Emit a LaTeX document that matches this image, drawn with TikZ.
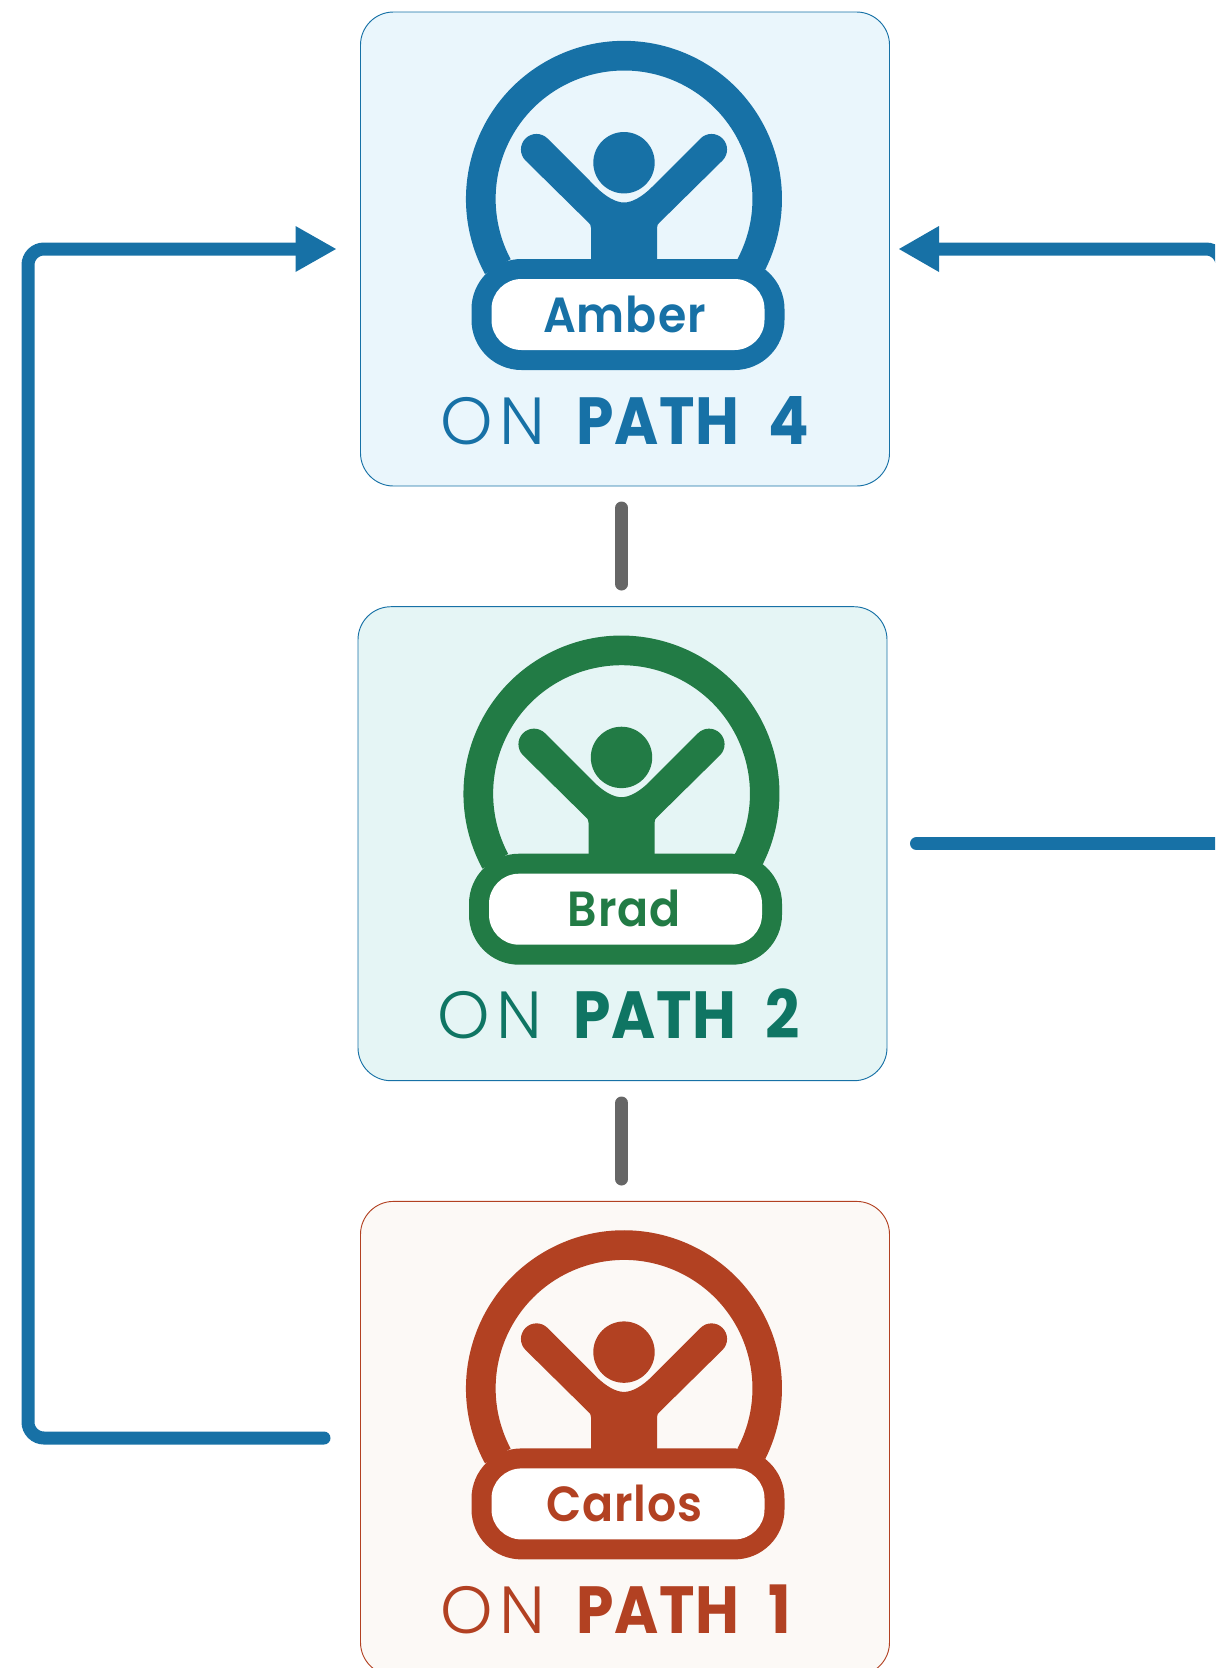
\documentclass[tikz,border=0pt]{standalone}
\usepackage{fontspec}
\setmainfont{Poppins}
\newfontfamily\lightf[LetterSpace=10]{Poppins Light}
\newfontfamily\boldf[LetterSpace=1,FakeStretch=0.9]{Poppins Bold}
\newfontfamily\namef[LetterSpace=2,FakeStretch=0.93]{Poppins SemiBold}
\definecolor{pblue}{HTML}{1771A6}
\definecolor{pgreen}{HTML}{227B45}
\definecolor{pteal}{HTML}{0F7563}
\definecolor{pred}{HTML}{B24122}
\definecolor{fblue}{HTML}{EAF6FC}
\definecolor{fteal}{HTML}{E5F5F5}
\definecolor{fred}{HTML}{FCF9F6}
\definecolor{pgrey}{HTML}{666666}
\tikzset{
  cardbox/.style={draw=#1,line width=0.7pt,rounded corners=24.75pt},
  bluelink/.style={draw=pblue,line width=9.75pt,rounded corners=12pt},
  greylink/.style={draw=pgrey,line width=9.75pt,line cap=round},
  labeltext/.style={inner sep=0pt,anchor=base west,font=\fontsize{50}{50}\selectfont},
  nametext/.style={inner sep=0pt,anchor=base,font=\namef\fontsize{37}{37}\selectfont},
}
% #1 name, #2 x offset, #3 y offset, #4 icon colour, #5 fill, #6 border, #7 text colour, #8 person, #9 number
\newcommand{\pathcard}[9]{%
\begin{scope}[shift={(#2,#3)}]
  \path[cardbox=#6,fill=#5] (360.5,12) rectangle (889.5,486);
  % ring
  \path[fill=#4] (485,274) arc[start angle=151.6,end angle=386.6,radius=158] -- (737.5,259) arc[start angle=27.9,end angle=-208,radius=128.4] -- cycle;
  % person
  \path[fill=#4] (624,162.7) circle[radius=30.7];
  \path[fill=#4] (591,265) -- (591,228) .. controls (591,225) and (590,224) .. (588.6,222.7)
     -- (525.5,160.5) arc[start angle=135,end angle=315,radius=15.56]
     -- (596,187) .. controls (606,197) and (616,202.5) .. (624,202.5) .. controls (632,202.5) and (642,197) .. (652,187)
     -- (700.5,138.5) arc[start angle=225,end angle=405,radius=15.56]
     -- (659.4,222.7) .. controls (658,224) and (657,225) .. (657,228) -- (657,265) -- cycle;
  % pill
  \path[fill=#4,rounded corners=37.5pt] (471.5,259) rectangle (784.5,370);
  \path[fill=white,rounded corners=22.5pt] (491.5,279) rectangle (764.5,350);
  \node[nametext,text=#4] (#1name) at (624.5,332) {#8};
  \node[labeltext,text=#7] (#1label) at (440,444) {\makebox[102pt][l]{\lightf ON }\makebox[144pt][l]{\boldf PATH }{\boldf #9}};
\end{scope}}
\begin{document}
\begin{tikzpicture}[x=0.75pt,y=-0.75pt]
\useasboundingbox (0,0) rectangle (1215,1668);
\begin{scope}
\clip (0,0) rectangle (1215,1668);
\pathcard{amber}{0}{0}{pblue}{fblue}{pblue}{pblue}{Amber}{4}
\pathcard{brad}{-2.5}{594.7}{pgreen}{fteal}{pblue}{pteal}{\hspace{3.75pt}Brad}{2}
\pathcard{carlos}{0}{1189.4}{pred}{fred}{pred}{pred}{Carlos}{1}
\coordinate (leftFoot) at (324,1438);
\coordinate (leftArrow) at (300,249);
\coordinate (rightCorner) at (1222,249);
\coordinate (rightDown) at (1222,400);
\coordinate (rightArrow) at (935,249);
\coordinate (bradEnd) at (1225,843.6);
\coordinate (bradStart) at (916.5,843.6);
\coordinate (greyA) at (621.7,508);
\coordinate (greyB) at (621.7,584);
\coordinate (greyC) at (621.7,1103);
\coordinate (greyD) at (621.7,1179);
\draw[bluelink,line cap=round] (leftFoot) -- (28,1438) -- (28,249) -- (leftArrow);
\path[fill=pblue] (295.5,226) -- (336,249) -- (295.5,272) -- cycle;
\draw[bluelink] (rightDown) -- (rightCorner) -- (rightArrow);
\path[fill=pblue] (939,226) -- (899,249) -- (939,272) -- cycle;
\draw[bluelink,line cap=round] (bradStart) -- (bradEnd);
\draw[greylink] (greyA) -- (greyB);
\draw[greylink] (greyC) -- (greyD);
\end{scope}
\end{tikzpicture}
\end{document}
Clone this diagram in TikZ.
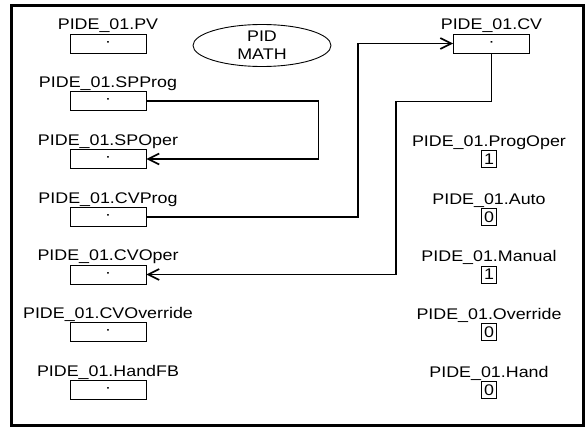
\documentclass[tikz,border=0pt]{standalone}
\usepackage{fontspec}
\setmainfont[FakeStretch=1.16]{Liberation Sans}
\usetikzlibrary{shapes,arrows.meta,positioning}

\begin{document}
\begin{tikzpicture}[x=1pt,y=1pt, node distance=57.75pt, on grid,
  every node/.style={font=\fontsize{15.4}{18}\selectfont},
  every label/.style={inner sep=0pt,text depth=0pt}, label distance=3.5pt,
  tag/.style={draw,line width=0.9pt,minimum width=76pt,minimum height=19pt,inner sep=0pt},
  bit/.style={draw,line width=0.9pt,minimum width=15pt,minimum height=17pt,inner sep=0pt,label distance=5pt},
  wire/.style={line width=1.6pt,-{Straight Barb[length=11pt,width=11pt]}}]
  \useasboundingbox (0,0) rectangle (587,-428);
  \draw[line width=3pt] (11.5,-6) rectangle (583.5,-425.5);

  % Tags on the left
  \node[tag,label={above:PIDE\_01.PV}] (pv) at (108,-43.5) {·};
  \node[tag,label={above:PIDE\_01.SPProg}] (spprog) [below=of pv] {·};
  \node[tag,label={above:PIDE\_01.SPOper}] (spoper) [below=of spprog] {·};
  \node[tag,label={above:PIDE\_01.CVProg}] (cvprog) [below=of spoper] {·};
  \node[tag,label={above:PIDE\_01.CVOper}] (cvoper) [below=of cvprog] {·};
  \node[tag,label={above:PIDE\_01.CVOverride}] (cvovr) [below=of cvoper] {·};
  \node[tag,label={above:PIDE\_01.HandFB}] (handfb) [below=of cvovr] {·};

  % Block and output
  \node[draw,ellipse,line width=0.9pt,minimum width=138pt,minimum height=42pt,inner sep=0pt,align=center] (math) at (262,-45.5) {PID\\MATH};
  \node[tag,label={above:PIDE\_01.CV}] (cv) at (491.5,-43.5) {·};

  % Status bits on the right
  \node[bit,label={above:PIDE\_01.ProgOper}] (progoper) at (489,-159) {1};
  \node[bit,label={above:PIDE\_01.Auto}] (auto) [below=of progoper] {0};
  \node[bit,label={above:PIDE\_01.Manual}] (manual) [below=of auto] {1};
  \node[bit,label={above:PIDE\_01.Override}] (override) [below=of manual] {0};
  \node[bit,label={above:PIDE\_01.Hand}] (hand) [below=of override] {0};

  % Wires
  \coordinate (jA) at (318.5,-130);
  \coordinate (jB) at (358,-120);
  \coordinate (jC) at (396,-101.5);
  \draw[wire] (spprog.east) -| (jA) |- (spoper.east);
  \draw[wire] (cvprog.east) -| (jB) |- (cv.west);
  \draw[wire] (cv.south) |- (jC) |- (cvoper.east);
\end{tikzpicture}
\end{document}
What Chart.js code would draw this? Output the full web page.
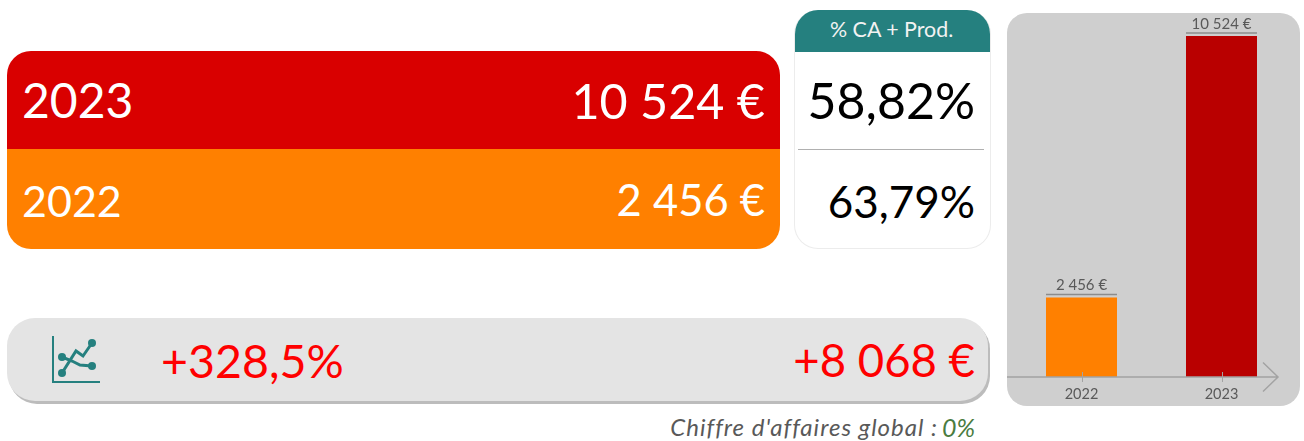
════
Restate the whole listing above exactly, except for its images.

Emit a LaTeX document that matches this image, drawn with TikZ.
\documentclass[tikz,border=0pt]{standalone}
\usepackage{fontspec}
\setmainfont{Poppins}
\newfontfamily\lightf[LetterSpace=10]{Poppins Light}
\newfontfamily\boldf[LetterSpace=1,FakeStretch=0.9]{Poppins Bold}
\newfontfamily\namef[LetterSpace=2,FakeStretch=0.93]{Poppins SemiBold}
\definecolor{pblue}{HTML}{1771A6}
\definecolor{pgreen}{HTML}{227B45}
\definecolor{pteal}{HTML}{0F7563}
\definecolor{pred}{HTML}{B24122}
\definecolor{fblue}{HTML}{EAF6FC}
\definecolor{fteal}{HTML}{E5F5F5}
\definecolor{fred}{HTML}{FCF9F6}
\definecolor{pgrey}{HTML}{666666}
\tikzset{
  cardbox/.style={draw=#1,line width=0.7pt,rounded corners=24.75pt},
  bluelink/.style={draw=pblue,line width=9.75pt,rounded corners=12pt},
  greylink/.style={draw=pgrey,line width=9.75pt,line cap=round},
  labeltext/.style={inner sep=0pt,anchor=base west,font=\fontsize{50}{50}\selectfont},
  nametext/.style={inner sep=0pt,anchor=base,font=\namef\fontsize{37}{37}\selectfont},
}
% #1 name, #2 x offset, #3 y offset, #4 icon colour, #5 fill, #6 border, #7 text colour, #8 person, #9 number
\newcommand{\pathcard}[9]{%
\begin{scope}[shift={(#2,#3)}]
  \path[cardbox=#6,fill=#5] (360.5,12) rectangle (889.5,486);
  % ring
  \path[fill=#4] (485,274) arc[start angle=151.6,end angle=386.6,radius=158] -- (737.5,259) arc[start angle=27.9,end angle=-208,radius=128.4] -- cycle;
  % person
  \path[fill=#4] (624,162.7) circle[radius=30.7];
  \path[fill=#4] (591,265) -- (591,228) .. controls (591,225) and (590,224) .. (588.6,222.7)
     -- (525.5,160.5) arc[start angle=135,end angle=315,radius=15.56]
     -- (596,187) .. controls (606,197) and (616,202.5) .. (624,202.5) .. controls (632,202.5) and (642,197) .. (652,187)
     -- (700.5,138.5) arc[start angle=225,end angle=405,radius=15.56]
     -- (659.4,222.7) .. controls (658,224) and (657,225) .. (657,228) -- (657,265) -- cycle;
  % pill
  \path[fill=#4,rounded corners=37.5pt] (471.5,259) rectangle (784.5,370);
  \path[fill=white,rounded corners=22.5pt] (491.5,279) rectangle (764.5,350);
  \node[nametext,text=#4] (#1name) at (624.5,332) {#8};
  \node[labeltext,text=#7] (#1label) at (440,444) {\makebox[102pt][l]{\lightf ON }\makebox[144pt][l]{\boldf PATH }{\boldf #9}};
\end{scope}}
\begin{document}
\begin{tikzpicture}[x=0.75pt,y=-0.75pt]
\useasboundingbox (0,0) rectangle (1215,1668);
\begin{scope}
\clip (0,0) rectangle (1215,1668);
\pathcard{amber}{0}{0}{pblue}{fblue}{pblue}{pblue}{Amber}{4}
\pathcard{brad}{-2.5}{594.7}{pgreen}{fteal}{pblue}{pteal}{\hspace{3.75pt}Brad}{2}
\pathcard{carlos}{0}{1189.4}{pred}{fred}{pred}{pred}{Carlos}{1}
\coordinate (leftFoot) at (324,1438);
\coordinate (leftArrow) at (300,249);
\coordinate (rightCorner) at (1222,249);
\coordinate (rightDown) at (1222,400);
\coordinate (rightArrow) at (935,249);
\coordinate (bradEnd) at (1225,843.6);
\coordinate (bradStart) at (916.5,843.6);
\coordinate (greyA) at (621.7,508);
\coordinate (greyB) at (621.7,584);
\coordinate (greyC) at (621.7,1103);
\coordinate (greyD) at (621.7,1179);
\draw[bluelink,line cap=round] (leftFoot) -- (28,1438) -- (28,249) -- (leftArrow);
\path[fill=pblue] (295.5,226) -- (336,249) -- (295.5,272) -- cycle;
\draw[bluelink] (rightDown) -- (rightCorner) -- (rightArrow);
\path[fill=pblue] (939,226) -- (899,249) -- (939,272) -- cycle;
\draw[bluelink,line cap=round] (bradStart) -- (bradEnd);
\draw[greylink] (greyA) -- (greyB);
\draw[greylink] (greyC) -- (greyD);
\end{scope}
\end{tikzpicture}
\end{document}
Clone this diagram in TikZ.
\documentclass[tikz,border=0pt]{standalone}
\usepackage{fontspec}
\setmainfont[FakeStretch=1.16]{Liberation Sans}
\usetikzlibrary{shapes,arrows.meta,positioning}

\begin{document}
\begin{tikzpicture}[x=1pt,y=1pt, node distance=57.75pt, on grid,
  every node/.style={font=\fontsize{15.4}{18}\selectfont},
  every label/.style={inner sep=0pt,text depth=0pt}, label distance=3.5pt,
  tag/.style={draw,line width=0.9pt,minimum width=76pt,minimum height=19pt,inner sep=0pt},
  bit/.style={draw,line width=0.9pt,minimum width=15pt,minimum height=17pt,inner sep=0pt,label distance=5pt},
  wire/.style={line width=1.6pt,-{Straight Barb[length=11pt,width=11pt]}}]
  \useasboundingbox (0,0) rectangle (587,-428);
  \draw[line width=3pt] (11.5,-6) rectangle (583.5,-425.5);

  % Tags on the left
  \node[tag,label={above:PIDE\_01.PV}] (pv) at (108,-43.5) {·};
  \node[tag,label={above:PIDE\_01.SPProg}] (spprog) [below=of pv] {·};
  \node[tag,label={above:PIDE\_01.SPOper}] (spoper) [below=of spprog] {·};
  \node[tag,label={above:PIDE\_01.CVProg}] (cvprog) [below=of spoper] {·};
  \node[tag,label={above:PIDE\_01.CVOper}] (cvoper) [below=of cvprog] {·};
  \node[tag,label={above:PIDE\_01.CVOverride}] (cvovr) [below=of cvoper] {·};
  \node[tag,label={above:PIDE\_01.HandFB}] (handfb) [below=of cvovr] {·};

  % Block and output
  \node[draw,ellipse,line width=0.9pt,minimum width=138pt,minimum height=42pt,inner sep=0pt,align=center] (math) at (262,-45.5) {PID\\MATH};
  \node[tag,label={above:PIDE\_01.CV}] (cv) at (491.5,-43.5) {·};

  % Status bits on the right
  \node[bit,label={above:PIDE\_01.ProgOper}] (progoper) at (489,-159) {1};
  \node[bit,label={above:PIDE\_01.Auto}] (auto) [below=of progoper] {0};
  \node[bit,label={above:PIDE\_01.Manual}] (manual) [below=of auto] {1};
  \node[bit,label={above:PIDE\_01.Override}] (override) [below=of manual] {0};
  \node[bit,label={above:PIDE\_01.Hand}] (hand) [below=of override] {0};

  % Wires
  \coordinate (jA) at (318.5,-130);
  \coordinate (jB) at (358,-120);
  \coordinate (jC) at (396,-101.5);
  \draw[wire] (spprog.east) -| (jA) |- (spoper.east);
  \draw[wire] (cvprog.east) -| (jB) |- (cv.west);
  \draw[wire] (cv.south) |- (jC) |- (cvoper.east);
\end{tikzpicture}
\end{document}
What Chart.js code would draw this? Output the full web page.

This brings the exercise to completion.